--- Begin Data provided ---
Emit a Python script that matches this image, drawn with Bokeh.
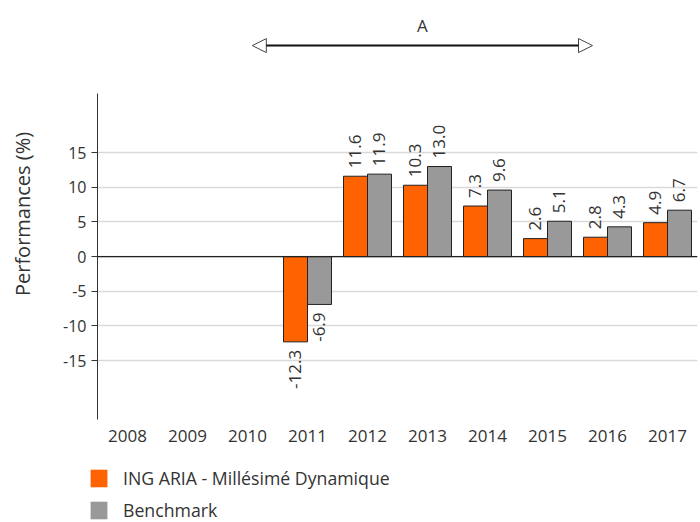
import math
from bokeh.plotting import figure
from bokeh.layouts import column, row
from bokeh.models import (ColumnDataSource, FactorRange, Range1d, FixedTicker, Span,
                          Arrow, NormalHead, Label, LabelSet, Legend, LegendItem)
from bokeh.transform import dodge
from bokeh.embed import file_html
from bokeh.resources import INLINE
from bokeh.core.properties import value

# ---------------- data ----------------
years = ["2008", "2009", "2010", "2011", "2012", "2013", "2014", "2015", "2016", "2017"]
ing_values = [None, None, None, -12.3, 11.6, 10.3, 7.3, 2.6, 2.8, 4.9]
bench_values = [None, None, None, -6.9, 11.9, 13.0, 9.6, 5.1, 4.3, 6.7]
series_names = ["ING ARIA - Millésimé Dynamique", "Benchmark"]
series_colors = ["#FF6200", "#999999"]
y_ticks = [-15, -10, -5, 0, 5, 10, 15]
y_label = "Performances (%)"
period_label = "A"

FONT = "Open Sans"
TXT = "#333333"

p = figure(x_range=FactorRange(factors=years, range_padding=0),
           y_range=Range1d(-23.5, 35.8),
           width=700, height=459, output_backend="svg", toolbar_location=None,
           min_border_left=97, min_border_right=3, min_border_top=8, min_border_bottom=40)
p.outline_line_color = None
p.background_fill_color = "white"
p.border_fill_color = "white"

# y axis
ya = p.yaxis[0]
ya.ticker = FixedTicker(ticks=y_ticks)
ya.major_label_overrides = {t: str(t) for t in y_ticks}
ya.bounds = (-23.5, 23.5)
ya.axis_line_color = "#333333"
ya.major_tick_line_color = "#333333"
ya.major_tick_out = 6
ya.major_tick_in = 0
ya.minor_tick_line_color = None
ya.major_label_text_font = FONT
ya.major_label_text_font_size = "16px"
ya.major_label_text_color = TXT
ya.axis_label = y_label
ya.axis_label_text_font = FONT
ya.axis_label_text_font_size = "20px"
ya.axis_label_text_font_style = "normal"
ya.axis_label_text_color = TXT
ya.axis_label_standoff = 24

# x axis
xa = p.xaxis[0]
xa.axis_line_color = None
xa.major_tick_line_color = None
xa.major_tick_in = 0
xa.major_tick_out = 0
xa.minor_tick_line_color = None
xa.major_label_standoff = 10
xa.major_label_text_font = FONT
xa.major_label_text_font_size = "17px"
xa.major_label_text_color = TXT

p.xgrid.grid_line_color = None
p.ygrid.grid_line_color = "#d9d9d9"
p.ygrid.grid_line_width = 1.5
p.ygrid.ticker = FixedTicker(ticks=y_ticks)

# legend figure
lf = figure(width=700, height=63, output_backend="svg", toolbar_location=None,
            x_axis_type=None, y_axis_type=None, x_range=Range1d(0, 1), y_range=Range1d(0, 1),
            min_border_left=0, min_border_right=0, min_border_top=0, min_border_bottom=0)
lf.outline_line_color = None
lf.xgrid.grid_line_color = None
lf.ygrid.grid_line_color = None

offsets = [-0.2, 0.2]
legend_items = []
for name, vals, color, off in zip(series_names, [ing_values, bench_values], series_colors, offsets):
    xs = [y for y, v in zip(years, vals) if v is not None]
    vs = [v for v in vals if v is not None]
    src = ColumnDataSource(dict(year=xs, val=vs))
    p.vbar(x=dodge("year", off, range=p.x_range), top="val", bottom=0, width=0.4,
           source=src, fill_color=color, line_color="#222222", line_width=1)
    # legend-only renderer (no outline), kept outside the legend figure's view
    dummy = lf.vbar(x=[-5], top=[-5], bottom=[-6], width=0.4, fill_color=color,
                    line_color=color, line_alpha=0)
    legend_items.append(LegendItem(label=name, renderers=[dummy]))

    pos = ColumnDataSource(dict(year=[x for x, v in zip(xs, vs) if v >= 0],
                                val=[v for v in vs if v >= 0],
                                txt=[f"{v:.1f}" for v in vs if v >= 0]))
    neg = ColumnDataSource(dict(year=[x for x, v in zip(xs, vs) if v < 0],
                                val=[v for v in vs if v < 0],
                                txt=[f"{v:.1f}" for v in vs if v < 0]))
    p.add_layout(LabelSet(x=dodge("year", off, range=p.x_range), y="val", text="txt", source=pos,
                          angle=math.pi / 2, text_align="left", text_baseline="middle",
                          y_offset=8, text_font=value(FONT), text_font_size="17px",
                          text_color=TXT))
    p.add_layout(LabelSet(x=dodge("year", off, range=p.x_range), y="val", text="txt", source=neg,
                          angle=math.pi / 2, text_align="right", text_baseline="middle",
                          y_offset=-8, text_font=value(FONT), text_font_size="17px",
                          text_color=TXT))

# zero line
p.add_layout(Span(location=0, dimension="width", line_color="#222222", line_width=1.2))

# period arrow
ax0, ax1, ay = 2.58, 8.25, 30.45
p.add_layout(Arrow(x_start=ax0, y_start=ay, x_end=ax1, y_end=ay, line_color="#111111", line_width=2,
                   start=NormalHead(size=14, fill_color="white", line_color="#444444", line_width=1),
                   end=NormalHead(size=14, fill_color="white", line_color="#444444", line_width=1)))
p.add_layout(Label(x=(ax0 + ax1) / 2, y=33.3, text=period_label, text_align="center",
                   text_baseline="middle", text_font=FONT, text_font_size="17px", text_color=TXT))

legend = Legend(items=legend_items, location=(88, 0), orientation="vertical",
                glyph_width=21, glyph_height=22, label_standoff=14, spacing=8,
                padding=0, margin=0, border_line_color=None, background_fill_alpha=0,
                label_text_font=FONT, label_text_font_size="17.7px", label_text_color=TXT)
lf.add_layout(legend, "center")

layout = column(p, row(lf), spacing=0)
open("out.html", "w").write(file_html(layout, INLINE))
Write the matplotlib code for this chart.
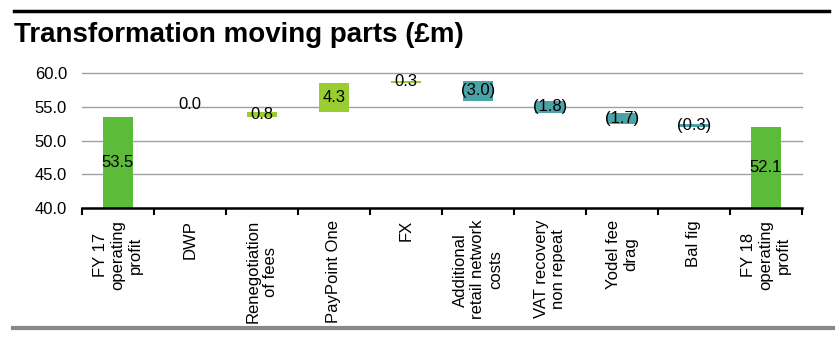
import matplotlib
matplotlib.use("Agg")
import matplotlib.pyplot as plt
from matplotlib.lines import Line2D
import numpy as np

plt.rcParams['font.family'] = ['Liberation Sans', 'DejaVu Sans']

categories = ["FY 17\noperating\nprofit", "DWP", "Renegotiation\nof fees", "PayPoint One", "FX",
              "Additional\nretail network\ncosts", "VAT recovery\nnon repeat", "Yodel fee\ndrag",
              "Bal fig", "FY 18\noperating\nprofit"]
start_value = 53.5
deltas = [0.0, 0.8, 4.3, 0.3, -3.0, -1.8, -1.7, -0.3]
end_value = 52.1
yticks = [40.0, 45.0, 50.0, 55.0, 60.0]

C_TOTAL = "#5DBB3A"
C_UP = "#9ACD32"
C_DOWN = "#4BA3A8"
FS = 12

fig = plt.figure(figsize=(8.4, 3.38), dpi=100)
ax = fig.add_axes([81.7/840, 1-208/338, (802-81.7)/840, (208-73.3)/338])

ymin = yticks[0]
w = 0.42
x = np.arange(len(categories))

def fmt(v):
    return f"({abs(v):.1f})" if v < 0 else f"{v:.1f}"

# start total
ax.bar(x[0], start_value - ymin, bottom=ymin, width=w, color=C_TOTAL, zorder=3)
ax.text(x[0], (ymin + start_value) / 2, fmt(start_value), ha='center', va='center', fontsize=FS, zorder=4)

level = start_value
for i, d in enumerate(deltas, start=1):
    lo, hi = (level, level + d) if d >= 0 else (level + d, level)
    col = C_UP if d > 0 else C_DOWN
    if d != 0:
        ax.bar(x[i], hi - lo, bottom=lo, width=w, color=col, zorder=3)
        ty = (lo + hi) / 2
    else:
        ty = level + 1.8
    ax.text(x[i], ty, fmt(d), ha='center', va='center', fontsize=FS, zorder=4)
    level += d

ax.bar(x[-1], end_value - ymin, bottom=ymin, width=w, color=C_TOTAL, zorder=3)
ax.text(x[-1], (ymin + end_value) / 2, fmt(end_value), ha='center', va='center', fontsize=FS, zorder=4)

ax.set_xlim(-0.5, len(categories) - 0.5)
ax.set_ylim(ymin, yticks[-1])
ax.set_yticks(yticks)
ax.set_yticklabels([f"{t:.1f}" for t in yticks], fontsize=FS)
ax.tick_params(axis='y', length=0, pad=10.5)
for t in yticks[1:]:
    ax.axhline(t, color="#A0A0A0", lw=1.0, zorder=1, clip_on=False)

ax.set_xticks(x)
ax.set_xticklabels(categories, rotation=90, fontsize=FS, ha='center', va='top', multialignment='center')
ax.set_xticks(np.arange(-0.5, len(categories)), minor=True)
ax.tick_params(axis='x', which='major', length=0, pad=8.6)
ax.tick_params(axis='x', which='minor', length=5, width=1.5, color='black', direction='out')

for s in ['top', 'right', 'left']:
    ax.spines[s].set_visible(False)
ax.spines['bottom'].set_linewidth(1.8)
ax.spines['bottom'].set_color('black')
ax.spines['bottom'].set_zorder(5)

fig.text(14/840, 1-41.7/338, "Transformation moving parts (£m)", fontsize=20, fontweight='bold',
         ha='left', va='baseline')

fig.add_artist(Line2D([14/840, 829/840], [1-11/338, 1-11/338], color='black', lw=2.5, transform=fig.transFigure))
fig.add_artist(Line2D([13/840, 833/840], [1-328/338, 1-328/338], color='#888888', lw=3, transform=fig.transFigure))

fig.savefig("out.png", dpi=100)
--- End Data provided ---
**Work to do:** Reproduce the data above exactly, but only the lines from the one showing "Write the matplotlib code for this chart." through the one showing "plt.rcParams['font.family'] = ['Liberation", with both ends kept and the pictures left out.

**Task answer:**
Write the matplotlib code for this chart.
import matplotlib
matplotlib.use("Agg")
import matplotlib.pyplot as plt
from matplotlib.lines import Line2D
import numpy as np

plt.rcParams['font.family'] = ['Liberation Sans', 'DejaVu Sans']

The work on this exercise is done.